AIM:
Your task is to give the listing below back word for word, pictures excluded.

DATA:
====

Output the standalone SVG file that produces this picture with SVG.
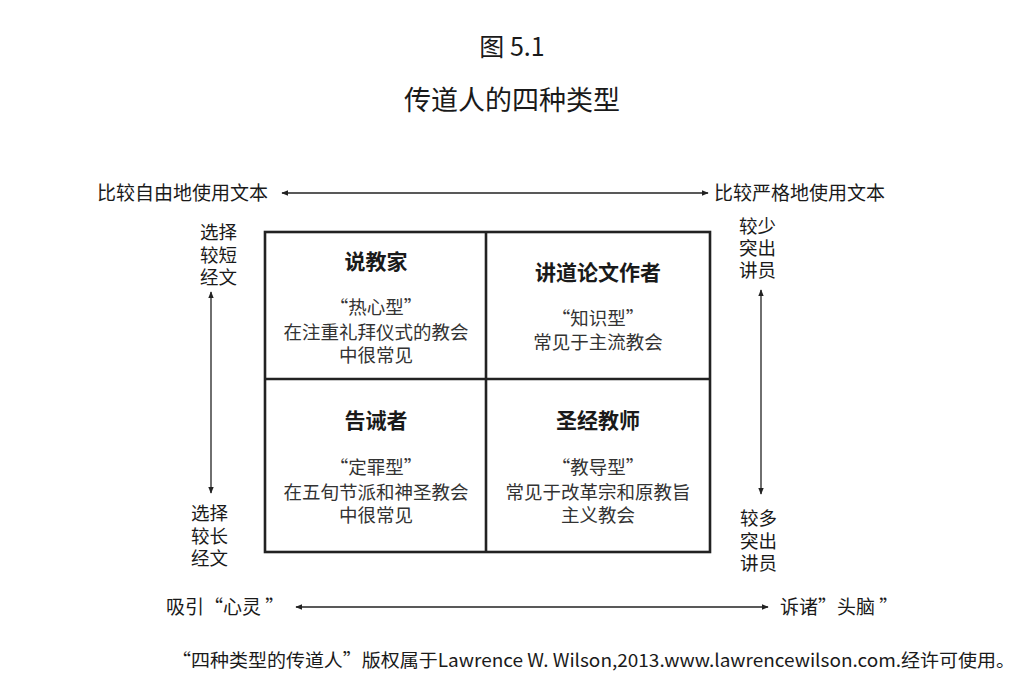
<svg xmlns="http://www.w3.org/2000/svg" width="1030" height="698" viewBox="0 0 1030 698">
<style>
text{font-family:"Microsoft YaHei","Noto Sans CJK SC","Noto Sans",sans-serif;fill:#1a1a1a}
.t{font-size:19px}
.v{font-size:18.5px}
.h{font-size:21px;font-weight:bold;text-anchor:middle}
.b{font-size:18.5px;text-anchor:middle;fill:#333}
.ax{stroke:#222;stroke-width:1.3;fill:none}
.box{stroke:#222;stroke-width:2.6;fill:#fff}
</style>
<defs>
<marker id="ah" viewBox="0 0 10 10" refX="9" refY="5" markerWidth="7" markerHeight="7" orient="auto-start-reverse" markerUnits="userSpaceOnUse">
<path d="M0,1 L10,5 L0,9 Z" fill="#222"/>
</marker>
</defs>
<rect width="1030" height="698" fill="#fff"/>
<g id="title">
<text x="512" y="56" font-size="25" text-anchor="middle">图 5.1</text>
<text x="512" y="110" font-size="27" text-anchor="middle">传道人的四种类型</text>
</g>
<g id="connectors">
<line class="ax" x1="282" y1="193" x2="708" y2="193" marker-start="url(#ah)" marker-end="url(#ah)"/>
<line class="ax" x1="211" y1="292" x2="211" y2="493" marker-start="url(#ah)" marker-end="url(#ah)"/>
<line class="ax" x1="761" y1="290" x2="761" y2="494" marker-start="url(#ah)" marker-end="url(#ah)"/>
<line class="ax" x1="296" y1="607" x2="768" y2="607" marker-start="url(#ah)" marker-end="url(#ah)"/>
</g>
<g id="axis-labels">
<text class="t" x="97" y="200">比较自由地使用文本</text>
<text class="t" x="714" y="200">比较严格地使用文本</text>
<text class="v" x="200" y="239">选择<tspan x="200" dy="22.5">较短</tspan><tspan x="200" dy="22.5">经文</tspan></text>
<text class="v" x="191" y="520">选择<tspan x="191" dy="22.5">较长</tspan><tspan x="191" dy="22.5">经文</tspan></text>
<text class="v" x="739" y="233">较少<tspan x="739" dy="22">突出</tspan><tspan x="739" dy="22">讲员</tspan></text>
<text class="v" x="740" y="525">较多<tspan x="740" dy="22.5">突出</tspan><tspan x="740" dy="22.5">讲员</tspan></text>
<text class="t" x="166" y="614">吸引“心灵 ”</text>
<text class="t" x="780" y="614">诉诸”头脑 ”</text>
</g>
<g id="grid">
<rect class="box" x="265" y="232" width="445" height="320"/>
<line class="box" x1="486" y1="232" x2="486" y2="552"/>
<line class="box" x1="265" y1="379" x2="710" y2="379"/>
</g>
<g id="q-preacher">
<text class="h" x="376" y="269">说教家</text>
<text class="b" x="376" y="314">“热心型”</text>
<text class="b" x="376" y="339">在注重礼拜仪式的教会</text>
<text class="b" x="376" y="362">中很常见</text>
</g>
<g id="q-essayist">
<text class="h" x="598" y="280">讲道论文作者</text>
<text class="b" x="598" y="325">“知识型”</text>
<text class="b" x="598" y="349">常见于主流教会</text>
</g>
<g id="q-exhorter">
<text class="h" x="376" y="428">告诫者</text>
<text class="b" x="376" y="474">“定罪型”</text>
<text class="b" x="376" y="499">在五旬节派和神圣教会</text>
<text class="b" x="376" y="522">中很常见</text>
</g>
<g id="q-teacher">
<text class="h" x="598" y="428">圣经教师</text>
<text class="b" x="598" y="474">“教导型”</text>
<text class="b" x="598" y="499">常见于改革宗和原教旨</text>
<text class="b" x="598" y="522">主义教会</text>
</g>
<g id="footer">
<text x="172" y="667" font-size="18" textLength="843" lengthAdjust="spacingAndGlyphs">“四种类型的传道人”版权属于Lawrence W. Wilson,2013.www.lawrencewilson.com.经许可使用。</text>
</g>
</svg>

====

RESULT OF THIS EXERCISE:
Output the standalone SVG file that produces this picture with SVG.
<svg xmlns="http://www.w3.org/2000/svg" width="1030" height="698" viewBox="0 0 1030 698">
<style>
text{font-family:"Microsoft YaHei","Noto Sans CJK SC","Noto Sans",sans-serif;fill:#1a1a1a}
.t{font-size:19px}
.v{font-size:18.5px}
.h{font-size:21px;font-weight:bold;text-anchor:middle}
.b{font-size:18.5px;text-anchor:middle;fill:#333}
.ax{stroke:#222;stroke-width:1.3;fill:none}
.box{stroke:#222;stroke-width:2.6;fill:#fff}
</style>
<defs>
<marker id="ah" viewBox="0 0 10 10" refX="9" refY="5" markerWidth="7" markerHeight="7" orient="auto-start-reverse" markerUnits="userSpaceOnUse">
<path d="M0,1 L10,5 L0,9 Z" fill="#222"/>
</marker>
</defs>
<rect width="1030" height="698" fill="#fff"/>
<g id="title">
<text x="512" y="56" font-size="25" text-anchor="middle">图 5.1</text>
<text x="512" y="110" font-size="27" text-anchor="middle">传道人的四种类型</text>
</g>
<g id="connectors">
<line class="ax" x1="282" y1="193" x2="708" y2="193" marker-start="url(#ah)" marker-end="url(#ah)"/>
<line class="ax" x1="211" y1="292" x2="211" y2="493" marker-start="url(#ah)" marker-end="url(#ah)"/>
<line class="ax" x1="761" y1="290" x2="761" y2="494" marker-start="url(#ah)" marker-end="url(#ah)"/>
<line class="ax" x1="296" y1="607" x2="768" y2="607" marker-start="url(#ah)" marker-end="url(#ah)"/>
</g>
<g id="axis-labels">
<text class="t" x="97" y="200">比较自由地使用文本</text>
<text class="t" x="714" y="200">比较严格地使用文本</text>
<text class="v" x="200" y="239">选择<tspan x="200" dy="22.5">较短</tspan><tspan x="200" dy="22.5">经文</tspan></text>
<text class="v" x="191" y="520">选择<tspan x="191" dy="22.5">较长</tspan><tspan x="191" dy="22.5">经文</tspan></text>
<text class="v" x="739" y="233">较少<tspan x="739" dy="22">突出</tspan><tspan x="739" dy="22">讲员</tspan></text>
<text class="v" x="740" y="525">较多<tspan x="740" dy="22.5">突出</tspan><tspan x="740" dy="22.5">讲员</tspan></text>
<text class="t" x="166" y="614">吸引“心灵 ”</text>
<text class="t" x="780" y="614">诉诸”头脑 ”</text>
</g>
<g id="grid">
<rect class="box" x="265" y="232" width="445" height="320"/>
<line class="box" x1="486" y1="232" x2="486" y2="552"/>
<line class="box" x1="265" y1="379" x2="710" y2="379"/>
</g>
<g id="q-preacher">
<text class="h" x="376" y="269">说教家</text>
<text class="b" x="376" y="314">“热心型”</text>
<text class="b" x="376" y="339">在注重礼拜仪式的教会</text>
<text class="b" x="376" y="362">中很常见</text>
</g>
<g id="q-essayist">
<text class="h" x="598" y="280">讲道论文作者</text>
<text class="b" x="598" y="325">“知识型”</text>
<text class="b" x="598" y="349">常见于主流教会</text>
</g>
<g id="q-exhorter">
<text class="h" x="376" y="428">告诫者</text>
<text class="b" x="376" y="474">“定罪型”</text>
<text class="b" x="376" y="499">在五旬节派和神圣教会</text>
<text class="b" x="376" y="522">中很常见</text>
</g>
<g id="q-teacher">
<text class="h" x="598" y="428">圣经教师</text>
<text class="b" x="598" y="474">“教导型”</text>
<text class="b" x="598" y="499">常见于改革宗和原教旨</text>
<text class="b" x="598" y="522">主义教会</text>
</g>
<g id="footer">
<text x="172" y="667" font-size="18" textLength="843" lengthAdjust="spacingAndGlyphs">“四种类型的传道人”版权属于Lawrence W. Wilson,2013.www.lawrencewilson.com.经许可使用。</text>
</g>
</svg>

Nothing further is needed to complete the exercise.